Le taux de croissance attendu cette année

Azad Jeetun : « Nous n’avons même pas eu un taux de croissance de 3,9 % l’an dernier (Ndlr : le pays a enregistré une croissance de 3,6 % en 2019). On n’atteindra pas les 4 % cette année. Il est, toutefois, encore trop tôt pour se prononcer, mais tout dépendra de la performance du tourisme, de la zone franche et de l’industrie sucrière. »

Pierre Dinan : « Malgré les travaux d’infrastructures, nous n'avons réalisé que 3,6 % de croissance en 2019. Les travaux qui se poursuivent continueront à avoir un impact sur notre croissance. Toutefois, ce sont nos industries d’exportation (tourisme, secteur manufacturier, industrie sucrière) qui pourront impacter notre économie de manière durable. »

Pramode Jaddoo : « Les 4 % ne seront pas atteints  cette année. Nous devons rattraper le retard encouru pendant la période des élections. »

Revoir la stratégie de plusieurs secteurs productifs

Pramode Jaddoo : « Pour renverser la tendance, il faudra revoir la stratégie de plusieurs secteurs productifs (industrie cannière, le tourisme, le secteur manufacturier) à travers des mesures concrètes sur le court et le long termes. Nous devons aussi accélérer le développement des secteurs émergents tels que l’économie bleue. Il faudra parallèlement revoir la productivité et la compétitivité de Maurice. »

Azad Jeetun : « Nous devons produire plus pour pouvoir exporter plus. Notre principal défi sera d’améliorer la compétitivité et la productivité de nos secteurs d’exportation à travers des mesures concrètes. Dans le discours-programme, on parle de la consolidation de nos secteurs-clés qu’il faudra concrétiser. »

Pierre Dinan : « Il faudra utiliser toutes nos ressources de manière optimale. D’abord, notre espace terrien. L’industrie sucrière est en difficulté parce qu’elle n’arrive pas à vendre du sucre à un prix rémunérateur par rapport à son coût de production. D’où le fait que certains abandonnent leur terre qui est une ressource qu’on peut utiliser pour produire de la canne, notamment de la mélasse ou pour produire des fruits et légumes pour la population, les touristes et pour l’exportation. Ensuite, il y a notre espace marin où il est essentiel de développer des stratégies de développement. C’est ce qui va faire monter d’un cran notre croissance.

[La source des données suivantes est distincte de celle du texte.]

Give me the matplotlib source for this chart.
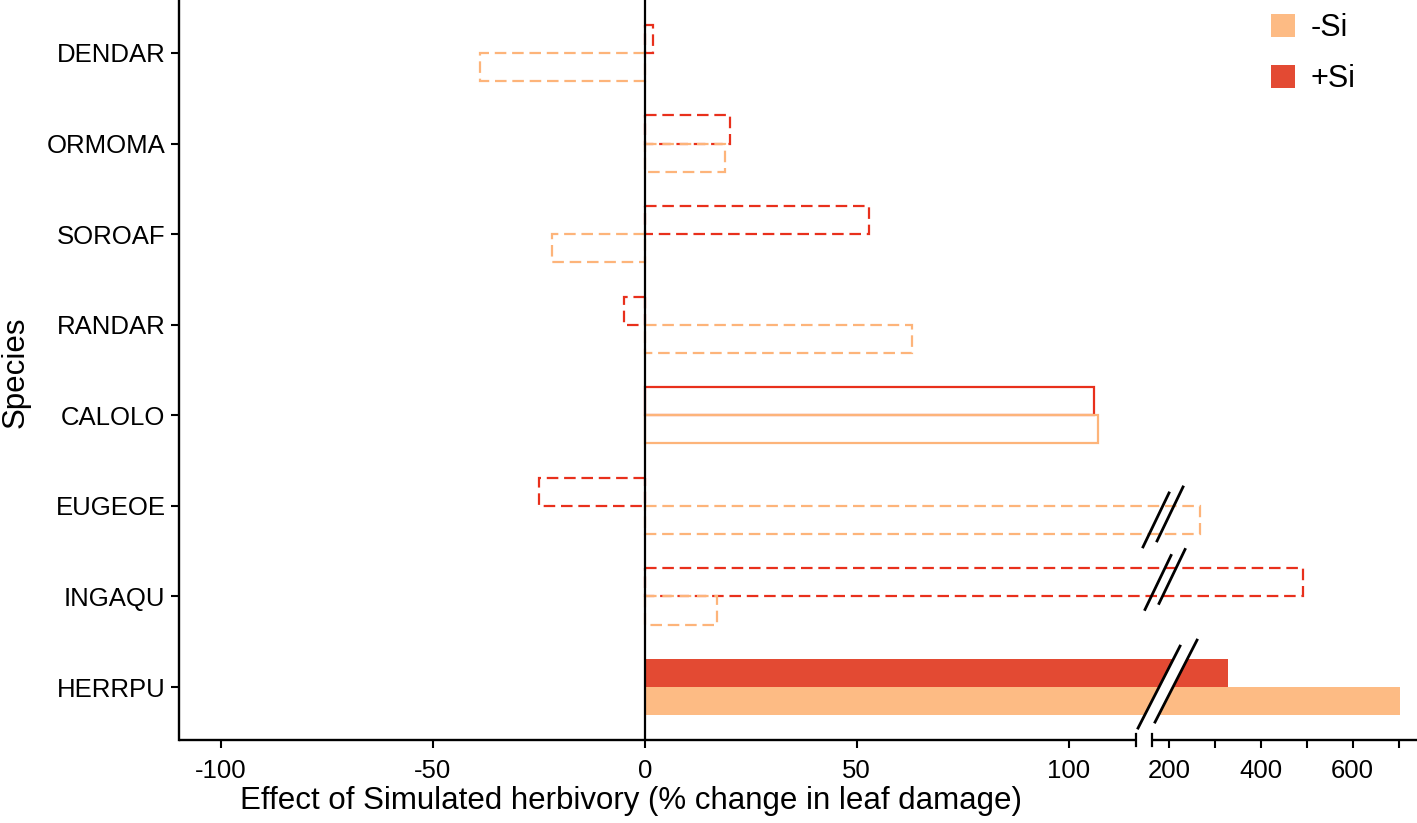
import numpy as np
import matplotlib
matplotlib.use("Agg")
import matplotlib.pyplot as plt
from matplotlib.patches import Patch, Polygon
from matplotlib.lines import Line2D

plt.rcParams['font.family'] = ['Liberation Sans', 'DejaVu Sans']

species = ['DENDAR', 'ORMOMA', 'SOROAF', 'RANDAR', 'CALOLO', 'EUGEOE', 'INGAQU', 'HERRPU']
minus_si = [-39, 19, -22, 63, 107, 267, 17, 704]
plus_si = [2, 20, 53, -5, 106, -25, 492, 329]
# outline style per species: dashed = n.s., solid = marginal, filled = significant
sig = ['ns', 'ns', 'ns', 'ns', 'marginal', 'ns', 'ns', 'sig']

fill_minus, fill_plus = '#FDBB84', '#E34A33'
edge_minus, edge_plus = '#FDB47A', '#E8301C'

# broken x axis: piecewise linear mapping value -> pixel
brk_v = [-110, 117, 160, 740]
brk_px = [178.6, 1139.7, 1149.6, 1415.7]


def fwd(v):
    return np.interp(v, brk_v, brk_px)


def inv(p):
    return np.interp(p, brk_px, brk_v)


W, H = 1417, 823
fig = plt.figure(figsize=(W / 100, H / 100), dpi=100)
ax = fig.add_axes([178.6 / W, 83 / H, 1 - 178.6 / W, 1 - 83 / H])
ax.set_xscale('function', functions=(fwd, inv))
ax.set_xlim(-110, 742)
ax.set_ylim(7.584, -0.584)

h = 0.31
y = np.arange(len(species))
for i, sp in enumerate(species):
    for val, fc, ec, off in ((plus_si[i], fill_plus, edge_plus, -h),
                             (minus_si[i], fill_minus, edge_minus, 0)):
        if sig[i] == 'sig':
            ax.barh(y[i] + off, val, height=h, align='edge', color=fc, edgecolor='none')
        else:
            ls = (0, (5.2, 2.6)) if sig[i] == 'ns' else 'solid'
            ax.barh(y[i] + off, val, height=h, align='edge', facecolor='none',
                    edgecolor=ec, linewidth=1.6, linestyle=ls)

ax.axvline(0, color='black', linewidth=1.6)

ax.set_yticks(y)
ax.set_yticklabels(species)
xt = [-100, -50, 0, 50, 100, 200, 300, 400, 500, 600, 700]
ax.set_xticks(xt)
ax.set_xticklabels([str(t) if t not in (300, 500, 700) else '' for t in xt])
ax.tick_params(axis='both', labelsize=18.5, length=6, width=1.5, colors='black')
ax.tick_params(axis='x', pad=8)

for s in ('top', 'right', 'bottom'):
    ax.spines[s].set_visible(False)
ax.spines['left'].set_linewidth(1.7)

fig.text(631 / W, 22 / H, 'Effect of Simulated herbivory (% change in leaf damage)',
         fontsize=22.5, ha='center', va='center')
fig.text(16 / W, 1 - 372 / H, 'Species', fontsize=22.5, rotation=90, ha='center', va='center')

# broken bottom axis line
fx = lambda p: (p - 178.6) / (W - 178.6)
ax.plot([0, fx(1136)], [0, 0], transform=ax.transAxes, color='black', lw=1.7, clip_on=False,
        solid_capstyle='butt')
ax.plot([fx(1152), 1], [0, 0], transform=ax.transAxes, color='black', lw=1.7, clip_on=False,
        solid_capstyle='butt')
for p in (1136, 1152):
    ax.plot([fx(p), fx(p)], [-0.008, 0.008], transform=ax.transAxes, color='black', lw=1.6,
            clip_on=False)

# break marks across the long bars
fig.canvas.draw()
to_fig = fig.transFigure.inverted()


def slash_pair(xv, yv, hx, hy, gap, white=False):
    cx, cy = ax.transData.transform((xv, yv))
    pts = []
    for k in (0, 1):
        ox = cx + k * gap
        oy = cy + k * 6
        pts.append(((ox - hx, oy - hy), (ox + hx, oy + hy)))
    if white:
        poly = [pts[0][0], pts[0][1], pts[1][1], pts[1][0]]
        poly = to_fig.transform(poly)
        fig.add_artist(Polygon(poly, closed=True, facecolor='white', edgecolor='none',
                               transform=fig.transFigure))
    for a, b in pts:
        xy = to_fig.transform([a, b])
        fig.add_artist(Line2D(xy[:, 0], xy[:, 1], color='black', lw=2.0,
                              transform=fig.transFigure))


slash_pair(inv(1155), y[5] + h / 2, 13, 27, 14)
slash_pair(inv(1157), y[6] - h / 2, 13, 27, 14)
slash_pair(inv(1158), y[7], 21, 41, 17, white=True)

handles = [Patch(facecolor=fill_minus, edgecolor='none', label='-Si'),
           Patch(facecolor=fill_plus, edgecolor='none', label='+Si')]
ax.legend(handles=handles, loc='upper right', bbox_to_anchor=(fx(1355), 1 - 13 / 740),
          frameon=False, fontsize=22, handlelength=0.78, handleheight=0.78, handletextpad=0.5,
          labelspacing=0.7, borderaxespad=0, borderpad=0)

fig.savefig('out.png', dpi=100)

En troisième lieu, il y a notre population bigarrée et métissée. Une population qui a fait ses preuves quand l’économie a pris son envol dans les années 80 pour passer d’une économie mono-agricole à une économie diversifiée. Notre population a-t-elle encore ce désir de vouloir innover et trouver de nouvelles débouchées ? Or, il y a le paramètre économique qu’est le taux de consommation qui donne l’impression que ce n’est pas tout à fait le point de vue de la population en général. Sur la valeur ajoutée de notre économie annuelle, la consommation est de 90 % et il ne reste que 10 % pour investir. Cela donne une indication du manque d’énergie de notre population à investir et à trouver de nouveaux créneaux. Or, si nous inversons cette tendance, cela entraînera une croissance plus élevée. »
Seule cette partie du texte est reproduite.